Frequently asked questions about Voltmeter

What is a voltmeter in AP Physics 1?

A voltmeter is a measuring device that reads the potential difference (voltage) between two points in a circuit. It connects in parallel across the element being measured and has very high internal resistance so it barely disturbs the circuit.

Does a voltmeter go in series or parallel?

Parallel, always. It compares the potential at two points, so its leads go on either side of the circuit element. In series, its high resistance would nearly stop the current.

How is a voltmeter different from an ammeter?

A voltmeter measures potential difference, connects in parallel, and has very high resistance. An ammeter measures current, connects in series, and has nearly zero resistance. Every property is flipped between the two.

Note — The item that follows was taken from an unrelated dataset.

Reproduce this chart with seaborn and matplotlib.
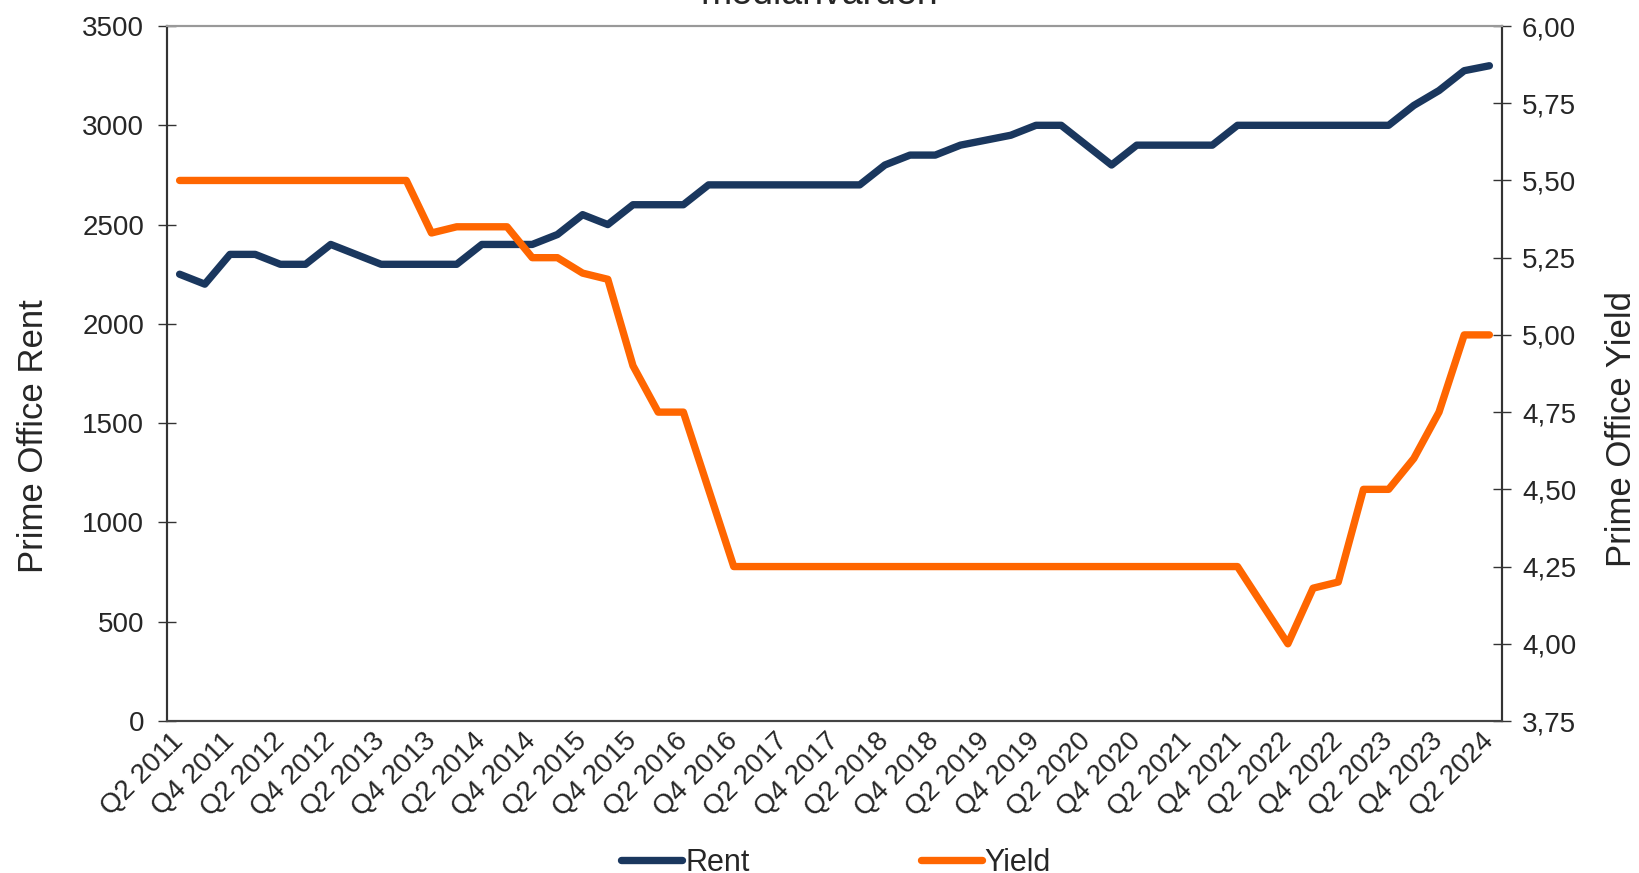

Does an ideal voltmeter draw current from the circuit?

No. An ideal voltmeter has infinite resistance, so zero current flows through it and the circuit behaves as if the meter isn't there. Real voltmeters draw a tiny current, but AP problems usually treat them as ideal.

How do you use a voltmeter to find resistivity?

Measure the potential difference ΔV across a sample with the voltmeter and the current I through it with an ammeter, then compute R = ΔV/I. Combine that with the sample's length and cross-sectional area in R = ρL/A to solve for resistivity, exactly the procedure the 2018 conductive-dough FRQ rewarded.